Emotional pain in its relationship to prayer poses an enigma. Pain often leads to prayer, to a crying out to God as we sense that no human help will do; but it can just as easily pull the plug on prayer, shutting the heart down so that the will to pray withers and dies; the same experience pressures the human heart one way or the other. Hannah, 10th century mother of the prophet Samuel, knew such pain, the kind of pain that goes on so long that one is tempted to give up on prayer. But she also knew, or came to know what it meant to keep on praying, even when her heart was near to broken with the seeming silence of God.
Hannah’s lessons for us are three-fold, but before we take them up we must set the context just as does the narrator in the ancient text.
As in all biblical narrative, the story line is unadorned, the crucial facts set forth simply. The first wife of her husband, he takes a second when she proves barren and it is this barrenness that is at the heart of the story. We can imagine the young bride, her husband’s first wife, eager, as would have been the norm in her day, for the bearing of children; we recognize in the lineaments of the story the disappointment that must have crept in as the years went by without any child; we watch the disappointment turn to pain as her husband takes another wife to supply her lack; we cringe as the rival wife, fecund, turns to mocking the wife who had no children. And the mocking hurt all the more for it took place at the yearly festival of worship, that time when every clan and every family had come together to seek God. A lack felt apart from God is one thing; a lack felt in His very presence another thing all together. And she felt it—she felt it keenly—to the point that we find her in the narrative, weeping bitterly and praying to the Lord at the very doorstep of His temple. But why now? Why at this point does she commence praying? The provocation had gone on for years. The narrator tells us that. Why then is it only now that we find her before God in bitter weeping and prayer?

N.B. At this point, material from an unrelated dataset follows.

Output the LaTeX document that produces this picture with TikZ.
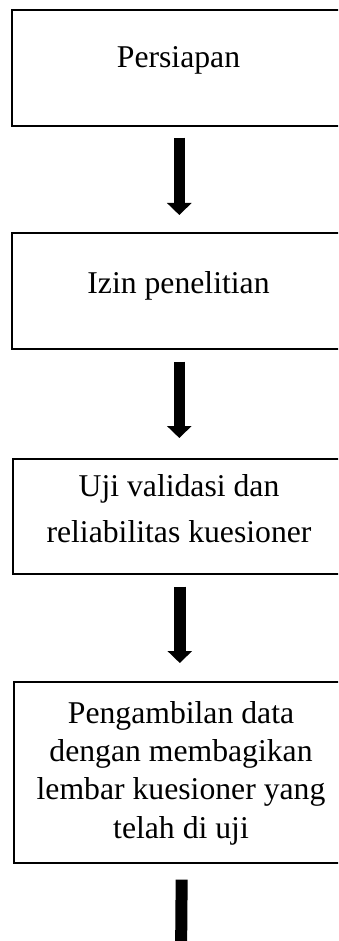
\documentclass[tikz,border=0pt]{standalone}
\usepackage{fontspec}
\setmainfont{Liberation Serif}
\usetikzlibrary{arrows.meta}
\begin{document}
\begin{tikzpicture}[x=1pt,y=-1pt,
  box/.style={draw=black, line width=1.6pt, rectangle, anchor=north west, inner sep=0pt},
  lbl/.style={anchor=base, inner sep=0pt, font=\fontsize{31.7}{38}\selectfont},
  arr/.style={line width=11.5pt, -{Triangle[width=24pt,length=12pt]}},
  shaft/.style={line width=12pt}]
\useasboundingbox (0,0) rectangle (338,941);
\clip (0,0) rectangle (338,941);
% boxes
\node[box, minimum width=335pt, minimum height=116pt] (b1) at (11,9) {};
\node[box, minimum width=335pt, minimum height=116pt] (b2) at (11,232) {};
\node[box, minimum width=334pt, minimum height=115pt] (b3) at (12,458) {};
\node[box, minimum width=336pt, minimum height=181pt] (b4) at (13,681) {};
% texts
\node[lbl] (t1) at (178.5,68) {Persiapan};
\node[lbl] (t2) at (178.5,293) {Izin penelitian};
\node[lbl] (t3a) at (179,496) {Uji validasi dan};
\node[lbl] (t3b) at (179,542) {reliabilitas kuesioner};
\node[lbl] (t4a) at (181,723) {Pengambilan data};
\node[lbl] (t4b) at (181,761) {dengan membagikan};
\node[lbl] (t4c) at (181,799) {lembar kuesioner yang};
\node[lbl] (t4d) at (181,838) {telah di uji};
% arrows
\draw[arr, shorten <=11pt, shorten >=17pt] (b1.south) -- (b1.south |- b2.north);
\draw[arr, shorten <=12pt, shorten >=20pt] (b2.south) -- (b2.south |- b3.north);
\draw[arr, shorten <=12pt, shorten >=18pt] (b3.south) -- (b3.south |- b4.north);
\coordinate (end) at (181,960);
\draw[shaft, shorten <=16pt] (b4.south) -- (end);
\end{tikzpicture}
\end{document}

The answer, I believe, is that a new conviction had formed in her heart, a conviction stated in the narrative, though not from the mouth of Hannah. It is found in a gloss by the narrator. “The Lord had closed her womb,” he says. And a verse later he says it again. It requires an inference to put the same thought into Hannah’s heart, but it is an inference that is merited by everything that follows, merited because given Hannah’s situation the narrators gloss is the only possible foundation for the renewal of prayer.
It’s counter-intuitive. We might think that seeing God as the actor who had brought all of this upon her would push her even further from Him. And yet as I reflect on the narrative, I cannot help but conclude that it had the opposite effect, drawing her finally to Him. Her reasoning must have gone something like this. “Better to have had God present than absent, even if His providential act seems gut-wrenching hard. Absence implies indifference. Presence implies engagement and God’s engagement implies hope.”
This is where we find things the most difficult. We do not see how a presence that does not lead to immediate relief or transformative action can be counted as a means of hope. It is often the opposite for us. We find it harder to think that He might have been there and yet seem to have done nothing than to think that He wasn’t there at all. But we only think that because we have no conception of the horror that His real absence would imply. And this is Hannah’s first lesson for us. God’s presence and God’s action, even when inexplicable form a basis for hope and the renewal of prayer. Find Him present in your difficulty and you will be able to truly pray once more.
But then, for what should Hannah hope? To what end should she pray? The narrative here surprises us. We might expect that Hannah’s sole concern would be for the birth of a child that she might be able to push back against the mockery of her rival. It would have been a prayer that aimed solely at relief and revenge. But that is not what we find. Oh, yes, she does pray for a child but not to this end. Rather the purposive intent of her prayer is now focused beyond herself and this makes all the difference. She prays not just for herself but into the larger purposes of God.
The evidence for this shift towards God’s wider purpose comes in the vow that Hannah makes. “O Lord of hosts, if you will indeed look on the affliction of Your maidservant and remember me, and not forget Your maidservant, but will give your maidservant a son, then I will give him to the Lord all the days of his life.”
Two key convictions enable this shift in Hannah’s life. One, that God had a purpose in the hard thing He did. And two, close on its heels, that God’s purposes are always good. As Hannah got a hold of these two perspectives they compelled her to search for the larger purpose of God in and through her troubles. And thus her prayer, (and I paraphrase here), “Lord, give me a son and I will give him right back to you to be your man and to serve your ends in the world.”
In this Hannah teaches us her 2nd and 3rd lessons: God, in whatever difficulty you face, has a good purpose and the most fitting thing you can do is to pray into and towards that larger purpose. Initially you may not even be able to see it, but the very spirit of such a prayer will draw you into a larger awareness of God’s ends and as your awareness grows so will the specificity of your prayers and the concrete nature of your service to ends much greater and more significant than what you would have planned for yourself.
Yes, pain may indeed shut down prayer, but not necessarily so. Banking on the presence of God and the good purposes of God it may serve to draw us in to some grand adventure in which we come to serve ends much greater than ourselves.